_INSTRUCTION_
Read the material below. Count the lines containing "this" and give that count alone.

_MATERIAL TO PROCESS_

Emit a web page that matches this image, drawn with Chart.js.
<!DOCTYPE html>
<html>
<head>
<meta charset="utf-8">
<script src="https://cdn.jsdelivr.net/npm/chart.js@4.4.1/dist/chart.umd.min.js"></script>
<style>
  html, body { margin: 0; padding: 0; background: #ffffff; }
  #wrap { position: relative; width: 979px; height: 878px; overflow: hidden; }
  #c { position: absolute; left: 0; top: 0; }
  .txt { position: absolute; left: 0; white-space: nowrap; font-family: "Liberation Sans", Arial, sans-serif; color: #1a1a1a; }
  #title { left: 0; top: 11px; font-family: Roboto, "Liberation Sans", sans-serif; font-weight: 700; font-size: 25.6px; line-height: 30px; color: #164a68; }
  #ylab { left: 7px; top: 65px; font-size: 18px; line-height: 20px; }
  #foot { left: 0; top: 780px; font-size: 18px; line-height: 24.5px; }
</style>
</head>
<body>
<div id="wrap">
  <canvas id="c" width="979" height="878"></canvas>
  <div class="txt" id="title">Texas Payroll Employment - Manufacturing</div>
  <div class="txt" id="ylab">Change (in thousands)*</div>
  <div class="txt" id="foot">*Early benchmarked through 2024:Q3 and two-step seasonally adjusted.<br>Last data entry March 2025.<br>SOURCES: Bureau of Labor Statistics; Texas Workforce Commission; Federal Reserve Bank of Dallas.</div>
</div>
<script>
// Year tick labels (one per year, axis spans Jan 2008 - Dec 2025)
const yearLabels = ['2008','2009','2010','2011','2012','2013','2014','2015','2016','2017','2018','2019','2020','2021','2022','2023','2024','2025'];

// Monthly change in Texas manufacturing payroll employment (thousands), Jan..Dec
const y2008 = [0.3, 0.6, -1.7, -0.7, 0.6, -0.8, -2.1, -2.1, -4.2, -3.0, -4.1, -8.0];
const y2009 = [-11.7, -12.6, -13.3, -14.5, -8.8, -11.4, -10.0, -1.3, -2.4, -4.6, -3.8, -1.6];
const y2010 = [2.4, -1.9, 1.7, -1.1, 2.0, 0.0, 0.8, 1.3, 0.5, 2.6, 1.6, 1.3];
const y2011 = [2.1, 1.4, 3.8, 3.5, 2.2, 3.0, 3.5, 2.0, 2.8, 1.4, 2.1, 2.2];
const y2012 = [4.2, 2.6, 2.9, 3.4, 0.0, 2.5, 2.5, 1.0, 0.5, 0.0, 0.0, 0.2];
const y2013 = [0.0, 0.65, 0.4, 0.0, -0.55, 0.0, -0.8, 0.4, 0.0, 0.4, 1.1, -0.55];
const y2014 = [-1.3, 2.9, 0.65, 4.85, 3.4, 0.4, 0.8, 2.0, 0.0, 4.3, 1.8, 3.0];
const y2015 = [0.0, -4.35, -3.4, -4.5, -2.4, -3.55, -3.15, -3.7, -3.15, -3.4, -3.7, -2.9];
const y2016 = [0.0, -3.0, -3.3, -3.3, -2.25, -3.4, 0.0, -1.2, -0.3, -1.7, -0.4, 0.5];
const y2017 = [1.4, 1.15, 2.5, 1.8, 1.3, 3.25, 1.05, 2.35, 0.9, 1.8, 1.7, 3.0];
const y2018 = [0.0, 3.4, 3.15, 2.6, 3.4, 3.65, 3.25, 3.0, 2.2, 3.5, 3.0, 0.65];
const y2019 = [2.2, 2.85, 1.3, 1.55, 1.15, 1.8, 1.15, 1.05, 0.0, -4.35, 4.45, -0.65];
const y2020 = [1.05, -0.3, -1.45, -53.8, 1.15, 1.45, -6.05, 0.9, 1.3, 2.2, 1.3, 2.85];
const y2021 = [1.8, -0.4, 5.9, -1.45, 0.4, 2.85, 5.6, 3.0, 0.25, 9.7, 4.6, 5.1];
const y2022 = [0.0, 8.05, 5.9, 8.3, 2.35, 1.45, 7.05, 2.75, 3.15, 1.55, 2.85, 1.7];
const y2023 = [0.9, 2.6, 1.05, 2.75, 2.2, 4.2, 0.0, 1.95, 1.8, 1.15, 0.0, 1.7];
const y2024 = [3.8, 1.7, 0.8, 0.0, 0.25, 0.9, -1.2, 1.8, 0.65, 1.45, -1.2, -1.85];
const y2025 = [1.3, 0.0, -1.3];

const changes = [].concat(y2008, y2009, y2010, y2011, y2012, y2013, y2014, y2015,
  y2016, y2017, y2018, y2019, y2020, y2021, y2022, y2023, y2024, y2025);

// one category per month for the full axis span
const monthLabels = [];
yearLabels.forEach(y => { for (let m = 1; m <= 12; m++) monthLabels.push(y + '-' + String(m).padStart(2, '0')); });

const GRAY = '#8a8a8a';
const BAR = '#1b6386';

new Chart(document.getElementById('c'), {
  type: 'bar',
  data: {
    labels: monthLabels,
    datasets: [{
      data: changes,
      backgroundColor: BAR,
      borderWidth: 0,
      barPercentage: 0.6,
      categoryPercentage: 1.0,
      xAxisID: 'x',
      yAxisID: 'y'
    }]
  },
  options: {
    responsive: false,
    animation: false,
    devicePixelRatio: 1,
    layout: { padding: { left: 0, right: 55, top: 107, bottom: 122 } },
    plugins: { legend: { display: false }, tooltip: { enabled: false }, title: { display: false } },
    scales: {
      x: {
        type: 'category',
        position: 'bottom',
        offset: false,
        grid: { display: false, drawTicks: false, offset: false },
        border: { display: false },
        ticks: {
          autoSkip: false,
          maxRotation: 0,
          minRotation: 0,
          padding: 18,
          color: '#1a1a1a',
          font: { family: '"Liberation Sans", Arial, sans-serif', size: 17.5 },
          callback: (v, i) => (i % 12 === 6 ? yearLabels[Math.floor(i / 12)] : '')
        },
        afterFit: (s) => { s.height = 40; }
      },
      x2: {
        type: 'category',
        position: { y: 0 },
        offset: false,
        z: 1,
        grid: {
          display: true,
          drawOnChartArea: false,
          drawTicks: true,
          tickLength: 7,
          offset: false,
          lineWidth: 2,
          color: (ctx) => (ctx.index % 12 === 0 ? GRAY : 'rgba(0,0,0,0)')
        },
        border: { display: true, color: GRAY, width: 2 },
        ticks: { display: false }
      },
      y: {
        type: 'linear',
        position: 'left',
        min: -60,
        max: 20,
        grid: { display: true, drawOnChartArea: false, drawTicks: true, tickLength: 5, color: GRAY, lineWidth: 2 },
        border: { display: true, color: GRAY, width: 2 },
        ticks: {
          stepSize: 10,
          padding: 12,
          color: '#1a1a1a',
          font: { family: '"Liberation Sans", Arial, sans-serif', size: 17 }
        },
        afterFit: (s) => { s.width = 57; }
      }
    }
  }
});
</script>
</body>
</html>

---

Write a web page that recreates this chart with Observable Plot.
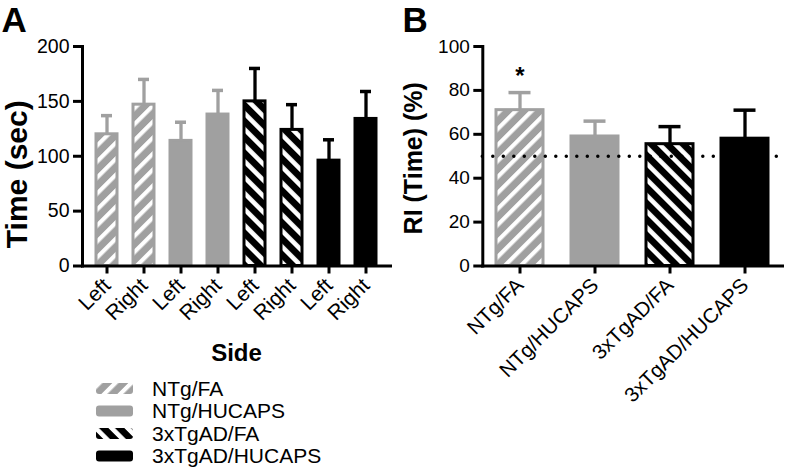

_FULL RESPONSE_
2